Résumé
Thibaudet distingue, dans la mémoire sociale comme dans la mémoire individuelle, une mémoire-habitude et une mémoire-souvenir, suivant les termes de Bergson [1]. La mémoire-habitude est acquise et active : c’est l’automatisme chez un individu, « le par cœur » ; c’est la tradition dans la société. La mémoire-souvenir est spontanée et contemplative : c’est la mémoire volontaire chez Proust – le cas échéant déclenchée par un souvenir involontaire – ; c’est l’histoire ou l’historiographie dans la société.
Les deux mémoires sont antagonistes chez un individu, comme l’action et la contemplation : la mémoire-habitude est orientée vers le présent et le futur, la mémoire-souvenir vers le passé. Mais, poursuit Thibaudet, ce n’est pas le cas chez un artiste, exemplairement Proust, qui transforme le souvenir en action. Tel est bien le projet révélé dans Le Temps retrouvé. Et ce n’est pas non plus le cas dans la société, où les deux mémoires sont solidaires : le XIXe siècle est à la fois le siècle de l’histoire et celui de l’action, celui des professeurs et celui des entrepreneurs. Dans la société comme chez un artiste, la mémoire gratuite devient efficace. De Michelet à Lavisse, l’histoire de France a été ainsi convertie en patrimoine, en identité nationale, ou même en « énergie nationale » chez Barrès.
La mémoire collective, au sens qu’on lui donne aujourd’hui, n’est-elle pas d’ailleurs un euphémisme de la tradition ? Parce que celle-ci connote le conservatisme, l’académisme et le traditionalisme, la mémoire lui est préférée : elle serait la tradition sans le traditionalisme, ou encore l’avenir du passé. Le titre de ce cours, « Mémoire de la littérature », ne désigne-t-il pas lui-même la recherche d’une voie moyenne entre la tradition et l’intertextualité, entre la convention et la désorientation ?

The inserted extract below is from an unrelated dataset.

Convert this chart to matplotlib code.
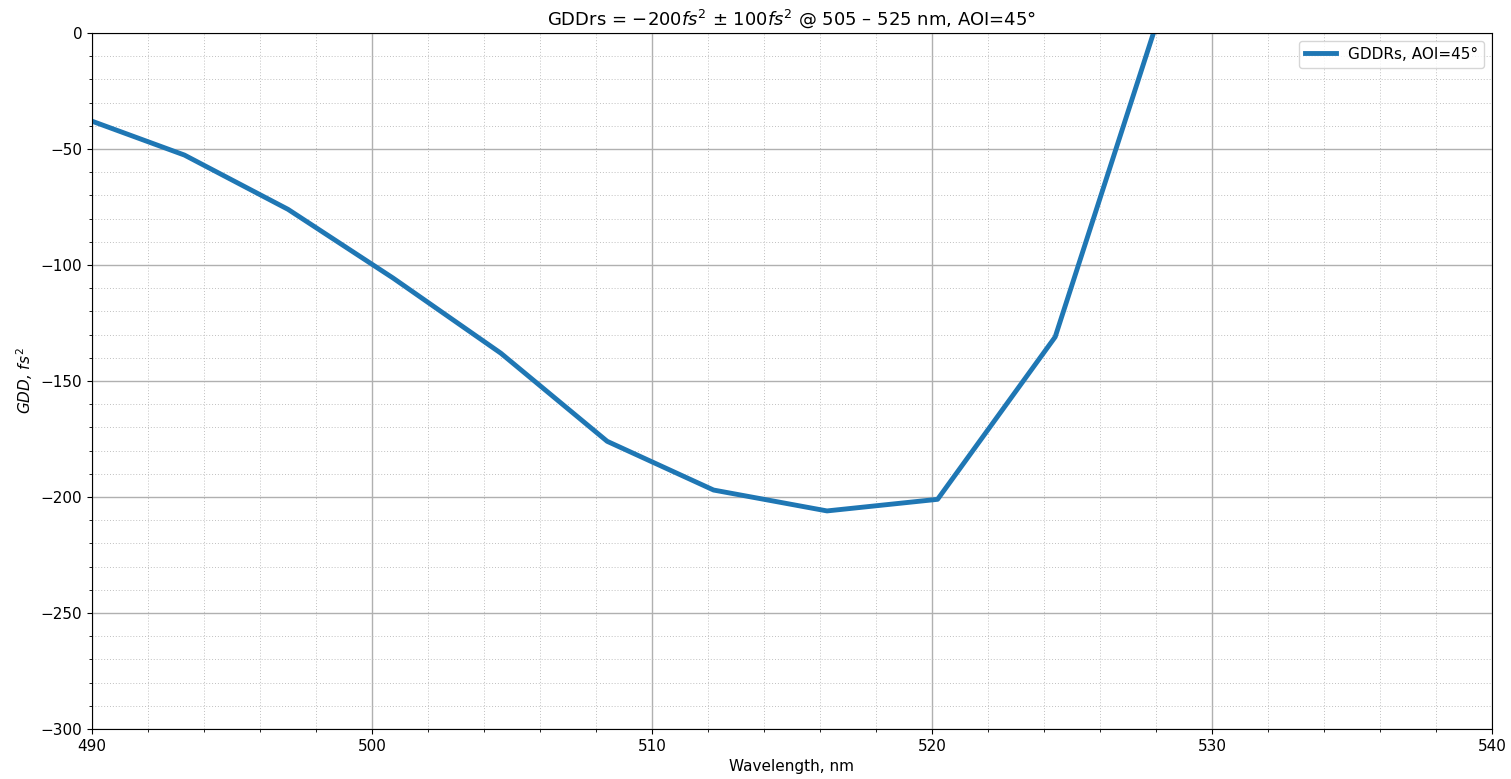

Cette opposition de la mémoire à l’histoire de la littérature a aussi intéressé Harald Weinrich pour qualifier « la pensée spatialisante » d’E.R. Curtius dans son grand livre, La Littérature européenne et le Moyen Âge latin (1948) [2]. Curtius étudie le réservoir universel de l’Antiquité gréco-latine dans le Moyen Âge latin. Les topoi de la rhétorique, patrimoine culturel de l’Europe, restent des « constantes » rencontrées à chaque pas dans les littératures modernes. Pour Curtius, la littérature dépend moins d’une histoire linéaire, dialectique et progressiste, où le nouveau déplace et supplante l’ancien, qu’elle ne transmet et projette l’ancien dans le nouveau. Deux visions du mouvement de la littérature sont ainsi contrastées, l’une progressiste et l’autre mémorielle, l’une éliminatoire et l’autre accumulative.